At Lexington's The Red Mile on September 23, 1986, Jate Lobell won the $104,350 International Stallion Stake in 1:53 on an off track, missing Nihilator's two-year-old record by only a fifth of a second.

On October 4 at Freehold, he won an elimination race in 1:56, a track record for 2-year-old pacing colts. It was his fourteenth straight win and the fourth consecutive track record he broke, netting $7,500. He wrapped up a perfect 15-for-15 freshman campaign on October 11, 1986, with a victory in Freehold Raceway's Lou Babic Memorial Stake. With the win, his season earnings for Joe McCluskey reached $585,804.

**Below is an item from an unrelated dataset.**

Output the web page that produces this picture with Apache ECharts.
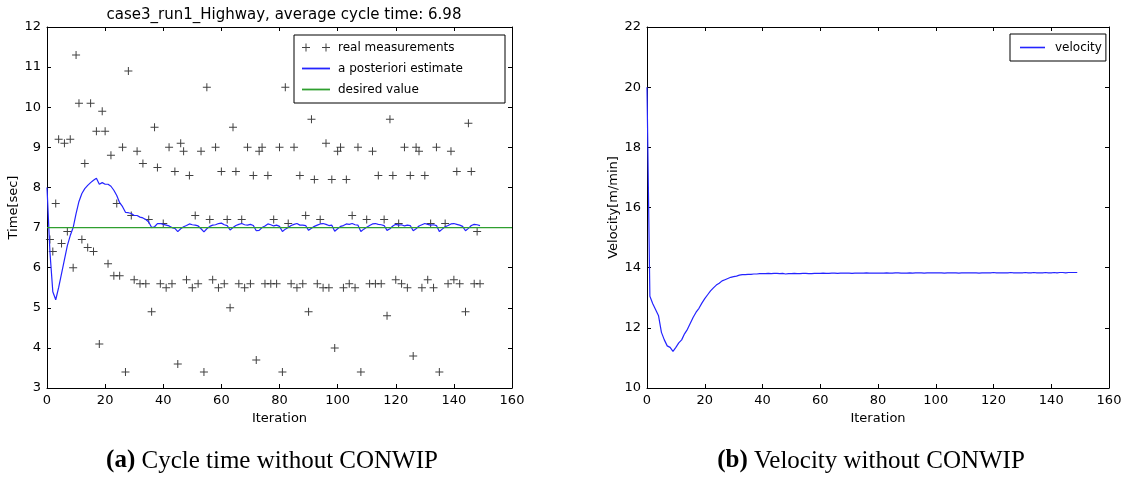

His undefeated record secured a $12 million syndication, with Tom Crouch of Kentuckiana Farms in Georgetown, Kentucky acquiring 25%. Jate Lobell was slated to cover 135 mares in 1988.

=== Three-year-old season ===
His 1987 season began May 1 in the New Jersey Sire Stakes' opening leg for 3-year-old pacing colts. Jate Lobell's 19-race winning streak ended on May 22, 1987, with his first career loss in the New Jersey Sires Stakes at the New Jersey Meadowlands, which he later avenged. By June 1987, Jate Lobell had 19 wins in 20 starts, his only loss coming to Run the Table.

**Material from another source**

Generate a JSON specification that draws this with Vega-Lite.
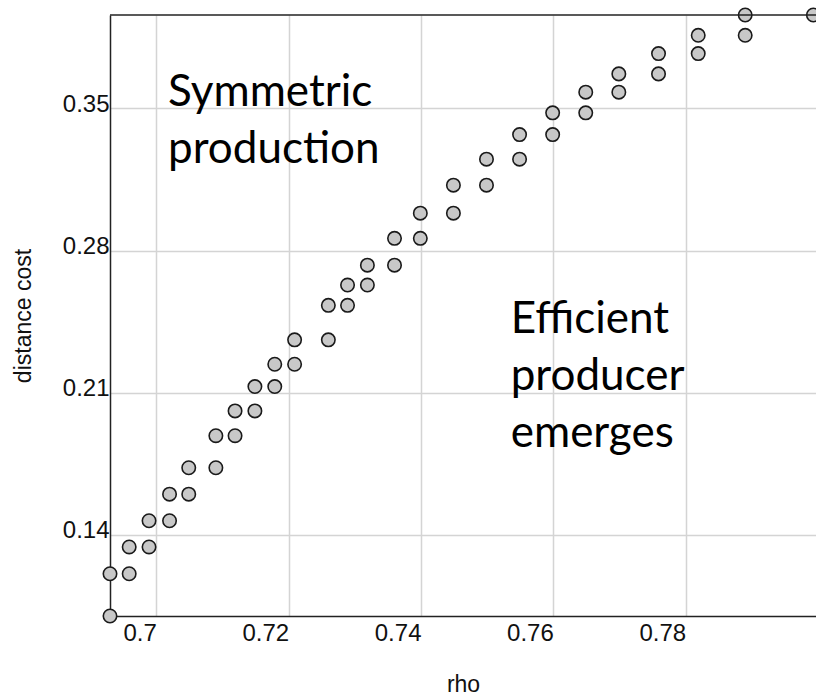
{
  "$schema": "https://vega.github.io/schema/vega-lite/v6.json",
  "width": 706,
  "height": 601,
  "autosize": {"type": "none"},
  "padding": {"left": 110, "top": 15, "right": 0, "bottom": 79},
  "background": "white",
  "config": {
    "view": {"stroke": null},
    "axis": {
      "labelFont": "Liberation Sans",
      "titleFont": "Liberation Sans",
      "labelFontSize": 24,
      "titleFontSize": 23,
      "labelColor": "#111",
      "titleColor": "#111",
      "titleFontWeight": "normal",
      "gridColor": "#d4d4d4",
      "gridWidth": 1.5,
      "domainColor": "#222",
      "domainWidth": 1.5,
      "ticks": false
    }
  },
  "datasets": {
    "pts": [
      {"rho": 0.693, "cost": 0.100},
      {"rho": 0.693, "cost": 0.1208},
      {"rho": 0.6959, "cost": 0.1208},
      {"rho": 0.6959, "cost": 0.134},
      {"rho": 0.6989, "cost": 0.134},
      {"rho": 0.6989, "cost": 0.1469},
      {"rho": 0.702, "cost": 0.1469},
      {"rho": 0.702, "cost": 0.160},
      {"rho": 0.7049, "cost": 0.160},
      {"rho": 0.7049, "cost": 0.173},
      {"rho": 0.709, "cost": 0.173},
      {"rho": 0.709, "cost": 0.1888},
      {"rho": 0.7119, "cost": 0.1888},
      {"rho": 0.7119, "cost": 0.201},
      {"rho": 0.7149, "cost": 0.201},
      {"rho": 0.7149, "cost": 0.213},
      {"rho": 0.7179, "cost": 0.213},
      {"rho": 0.7179, "cost": 0.224},
      {"rho": 0.7209, "cost": 0.224},
      {"rho": 0.7209, "cost": 0.236},
      {"rho": 0.726, "cost": 0.236},
      {"rho": 0.726, "cost": 0.253},
      {"rho": 0.7289, "cost": 0.253},
      {"rho": 0.7289, "cost": 0.263},
      {"rho": 0.7319, "cost": 0.263},
      {"rho": 0.7319, "cost": 0.2728},
      {"rho": 0.736, "cost": 0.2728},
      {"rho": 0.736, "cost": 0.286},
      {"rho": 0.7399, "cost": 0.286},
      {"rho": 0.7399, "cost": 0.2984},
      {"rho": 0.7449, "cost": 0.2984},
      {"rho": 0.7449, "cost": 0.3122},
      {"rho": 0.7499, "cost": 0.3122},
      {"rho": 0.7499, "cost": 0.325},
      {"rho": 0.7549, "cost": 0.325},
      {"rho": 0.7549, "cost": 0.3371},
      {"rho": 0.7599, "cost": 0.3371},
      {"rho": 0.7599, "cost": 0.3478},
      {"rho": 0.7649, "cost": 0.3478},
      {"rho": 0.7649, "cost": 0.358},
      {"rho": 0.7699, "cost": 0.358},
      {"rho": 0.7699, "cost": 0.367},
      {"rho": 0.7759, "cost": 0.367},
      {"rho": 0.7759, "cost": 0.377},
      {"rho": 0.7819, "cost": 0.377},
      {"rho": 0.7819, "cost": 0.386},
      {"rho": 0.789, "cost": 0.386},
      {"rho": 0.789, "cost": 0.396},
      {"rho": 0.7993, "cost": 0.396}
    ],
    "notes": [
      {"rho": 0.70177, "cost": 0.3512, "label": ["Symmetric", "production"]},
      {"rho": 0.75356, "cost": 0.2394, "label": ["Efficient", "producer", "emerges"]}
    ],
    "top": [{"cost": 0.396}]
  },
  "layer": [
    {
      "data": {"name": "pts"},
      "mark": {"type": "point", "filled": true, "size": 180, "fill": "#c8c8c8", "stroke": "#1a1a1a", "strokeWidth": 1.6, "opacity": 1},
      "encoding": {
        "x": {
          "field": "rho", "type": "quantitative",
          "scale": {"domain": [0.693, 0.7997], "nice": false, "zero": false},
          "axis": {"title": "rho", "values": [0.7, 0.72, 0.74, 0.76, 0.78], "format": "~g", "labelAlign": "right", "labelPadding": 5, "labelFontSize": 24, "titleFontSize": 23, "titlePadding": 28, "domain": true}
        },
        "y": {
          "field": "cost", "type": "quantitative",
          "scale": {"domain": [0.1, 0.396], "nice": false, "zero": false},
          "axis": {"title": "distance cost", "values": [0.14, 0.21, 0.28, 0.35], "format": "~g", "labelBaseline": "alphabetic", "labelOffset": 3, "labelPadding": 1, "labelFontSize": 24, "titleFontSize": 23, "titlePadding": 27}
        }
      }
    },
    {
      "data": {"name": "top"},
      "mark": {"type": "rule", "color": "#222", "strokeWidth": 1.5},
      "encoding": {"y": {"field": "cost", "type": "quantitative"}}
    },
    {
      "data": {"name": "notes"},
      "mark": {"type": "text", "font": "Lato", "fontSize": 44, "align": "left", "baseline": "alphabetic", "lineHeight": 57, "color": "#000"},
      "encoding": {
        "x": {"field": "rho", "type": "quantitative"},
        "y": {"field": "cost", "type": "quantitative"},
        "text": {"field": "label"}
      }
    }
  ]
}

He captured the American National Stake for 3-year-olds at Sportsman's Park on July 3, 1987, earning $353,700 with a 1:53 track record. When Jate Lobell won the 1987 North America Cup, Canada's first million-dollar harness race at Toronto's Greenwood Raceway, he became the 10th richest pacer of all time. With his 22nd win in 23 races, Jate Lobell's $500,000 winner's share increased his career earnings to $1.475 million, edging out Frugal Gourmet by a nose in 1:52 3/5.

By July 1987, the 3-year-old bay colt had won 23 of 25 races, including a run of 18 straight, earning over $1,600,000 and the title "Jate the Great."

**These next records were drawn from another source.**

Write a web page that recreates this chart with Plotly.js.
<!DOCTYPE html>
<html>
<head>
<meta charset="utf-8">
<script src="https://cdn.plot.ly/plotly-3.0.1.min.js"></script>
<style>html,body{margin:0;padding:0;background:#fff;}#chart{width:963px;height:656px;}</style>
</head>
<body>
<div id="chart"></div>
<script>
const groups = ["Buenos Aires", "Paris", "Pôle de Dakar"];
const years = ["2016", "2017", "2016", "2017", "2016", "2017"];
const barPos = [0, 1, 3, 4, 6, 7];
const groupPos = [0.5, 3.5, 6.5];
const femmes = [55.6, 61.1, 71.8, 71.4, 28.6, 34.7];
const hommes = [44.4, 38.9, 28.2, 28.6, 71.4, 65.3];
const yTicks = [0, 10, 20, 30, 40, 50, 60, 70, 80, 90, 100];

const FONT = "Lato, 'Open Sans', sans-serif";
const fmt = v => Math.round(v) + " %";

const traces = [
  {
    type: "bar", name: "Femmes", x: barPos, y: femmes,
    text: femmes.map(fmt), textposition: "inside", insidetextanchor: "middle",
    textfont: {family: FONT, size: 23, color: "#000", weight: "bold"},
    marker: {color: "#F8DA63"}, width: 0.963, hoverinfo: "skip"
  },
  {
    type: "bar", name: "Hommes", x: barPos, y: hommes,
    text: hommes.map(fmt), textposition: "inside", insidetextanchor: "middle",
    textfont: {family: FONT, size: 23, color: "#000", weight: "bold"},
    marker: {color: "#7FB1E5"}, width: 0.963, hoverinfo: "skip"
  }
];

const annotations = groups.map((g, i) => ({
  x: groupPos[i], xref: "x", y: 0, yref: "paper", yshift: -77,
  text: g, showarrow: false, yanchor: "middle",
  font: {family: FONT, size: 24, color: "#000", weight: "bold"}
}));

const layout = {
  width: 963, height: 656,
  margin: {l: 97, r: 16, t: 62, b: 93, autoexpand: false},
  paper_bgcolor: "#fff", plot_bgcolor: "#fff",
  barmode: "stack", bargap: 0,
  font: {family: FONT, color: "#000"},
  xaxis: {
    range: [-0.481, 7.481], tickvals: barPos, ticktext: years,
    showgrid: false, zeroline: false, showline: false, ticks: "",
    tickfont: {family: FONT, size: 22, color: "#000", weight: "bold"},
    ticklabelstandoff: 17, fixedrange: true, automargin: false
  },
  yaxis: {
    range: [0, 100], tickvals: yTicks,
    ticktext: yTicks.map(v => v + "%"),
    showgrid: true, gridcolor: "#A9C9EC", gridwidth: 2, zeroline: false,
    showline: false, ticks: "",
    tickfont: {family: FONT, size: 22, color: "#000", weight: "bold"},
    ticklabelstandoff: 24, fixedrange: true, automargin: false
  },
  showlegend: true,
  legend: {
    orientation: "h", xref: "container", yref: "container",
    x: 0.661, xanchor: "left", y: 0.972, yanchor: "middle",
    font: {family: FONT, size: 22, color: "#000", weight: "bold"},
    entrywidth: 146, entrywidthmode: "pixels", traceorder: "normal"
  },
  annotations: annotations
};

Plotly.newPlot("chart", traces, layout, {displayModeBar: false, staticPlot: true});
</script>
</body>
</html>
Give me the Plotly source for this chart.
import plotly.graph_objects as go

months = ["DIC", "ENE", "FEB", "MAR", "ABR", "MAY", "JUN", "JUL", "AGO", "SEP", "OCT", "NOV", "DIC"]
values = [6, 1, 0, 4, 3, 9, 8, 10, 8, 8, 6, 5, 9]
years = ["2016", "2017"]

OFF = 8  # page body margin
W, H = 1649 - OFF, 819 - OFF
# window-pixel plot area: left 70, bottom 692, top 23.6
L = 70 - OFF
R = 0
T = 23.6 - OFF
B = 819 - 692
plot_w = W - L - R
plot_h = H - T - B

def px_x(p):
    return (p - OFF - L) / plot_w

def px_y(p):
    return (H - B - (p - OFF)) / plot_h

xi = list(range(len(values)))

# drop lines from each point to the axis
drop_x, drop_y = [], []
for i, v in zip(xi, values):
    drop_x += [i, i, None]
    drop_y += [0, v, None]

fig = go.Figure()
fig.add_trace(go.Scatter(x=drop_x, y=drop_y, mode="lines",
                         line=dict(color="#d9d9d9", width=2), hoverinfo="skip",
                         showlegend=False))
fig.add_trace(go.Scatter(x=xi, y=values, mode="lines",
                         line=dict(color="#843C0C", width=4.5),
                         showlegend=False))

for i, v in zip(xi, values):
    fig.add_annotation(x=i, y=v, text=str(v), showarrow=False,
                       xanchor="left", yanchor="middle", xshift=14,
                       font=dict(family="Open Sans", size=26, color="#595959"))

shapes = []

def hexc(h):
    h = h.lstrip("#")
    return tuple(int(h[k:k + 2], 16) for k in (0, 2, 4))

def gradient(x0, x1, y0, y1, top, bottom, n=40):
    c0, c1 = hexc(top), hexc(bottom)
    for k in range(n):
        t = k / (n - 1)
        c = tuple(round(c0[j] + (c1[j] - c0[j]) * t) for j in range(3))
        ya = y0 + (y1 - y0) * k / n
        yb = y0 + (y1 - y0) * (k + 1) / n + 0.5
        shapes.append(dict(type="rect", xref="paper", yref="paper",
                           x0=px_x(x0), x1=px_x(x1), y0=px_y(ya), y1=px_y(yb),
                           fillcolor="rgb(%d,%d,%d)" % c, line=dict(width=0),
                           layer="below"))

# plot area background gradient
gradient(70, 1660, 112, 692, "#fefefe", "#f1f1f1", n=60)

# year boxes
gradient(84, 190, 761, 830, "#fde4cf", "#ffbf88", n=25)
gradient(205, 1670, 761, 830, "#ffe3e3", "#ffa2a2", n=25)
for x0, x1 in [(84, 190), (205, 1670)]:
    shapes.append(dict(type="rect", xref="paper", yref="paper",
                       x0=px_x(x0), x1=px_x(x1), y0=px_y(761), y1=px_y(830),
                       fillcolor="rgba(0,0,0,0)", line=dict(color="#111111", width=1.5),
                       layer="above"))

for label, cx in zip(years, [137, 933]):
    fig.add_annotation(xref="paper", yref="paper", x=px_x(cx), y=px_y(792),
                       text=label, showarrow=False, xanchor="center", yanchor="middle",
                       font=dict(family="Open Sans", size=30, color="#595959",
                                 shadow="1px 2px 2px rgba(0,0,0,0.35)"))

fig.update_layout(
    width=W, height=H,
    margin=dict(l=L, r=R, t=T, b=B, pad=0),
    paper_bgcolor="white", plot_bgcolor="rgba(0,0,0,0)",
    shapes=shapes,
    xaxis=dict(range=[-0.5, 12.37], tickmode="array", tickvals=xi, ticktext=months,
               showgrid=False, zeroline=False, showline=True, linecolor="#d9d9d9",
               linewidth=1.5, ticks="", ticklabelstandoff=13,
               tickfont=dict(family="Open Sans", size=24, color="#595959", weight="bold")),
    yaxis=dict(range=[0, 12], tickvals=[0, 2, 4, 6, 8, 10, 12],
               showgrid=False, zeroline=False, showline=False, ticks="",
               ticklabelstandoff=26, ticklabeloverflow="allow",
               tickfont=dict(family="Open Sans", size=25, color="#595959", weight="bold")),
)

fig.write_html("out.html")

He raced in the Messenger Stakes at Roosevelt Raceway in Westbury, New York in October 1987.

During the 1987 season, the world champion colt won 15 of 25 starts, had seven second-place and two third-place finishes, and led the sport with $1,645,598 in earnings. He wrapped up his career with third-place finishes in both heats of the Breeders Crown at Pompano Park.

Jate Lobell's 30 victories in 40 races earned him $2,231,402, yet he is most celebrated as a top sire and broodmare sire.

==Stud record==
Beginning in 1988, Jate Lobell stood at stud at Kentuckiana Farms for 22 years until retiring in 2009. As a broodmare sire, his progeny earned more than $205 million, featuring 67 in 1:50, 977 in 1:55, and 553 winners over $100,000, including 12 millionaires.

==Death==
Jate Lobell died in September 2015, at age 31.

==Legacy==
During the 1986 season, he broke two world records and four track records. Jate Lobell became the first top 2-year-old to finish undefeated since Niatross's 13-for-13 season in 1979. Early comparisons were drawn to the legendary pacers Niatross and Nihilator. For the 1986 American Harness Horse of the Year, 2-year-old Jate Lobell placed second to 4-year-old Forrest Skipper. He received the award for 2-year-old pacing colt of the year. The United States Harness Writers Association named him 3-year-old colt Pacer of the Year in 1987.

Jate Lobell was inducted into the United States Harness Racing Hall of Fame as a racehorse and stallion in 2004.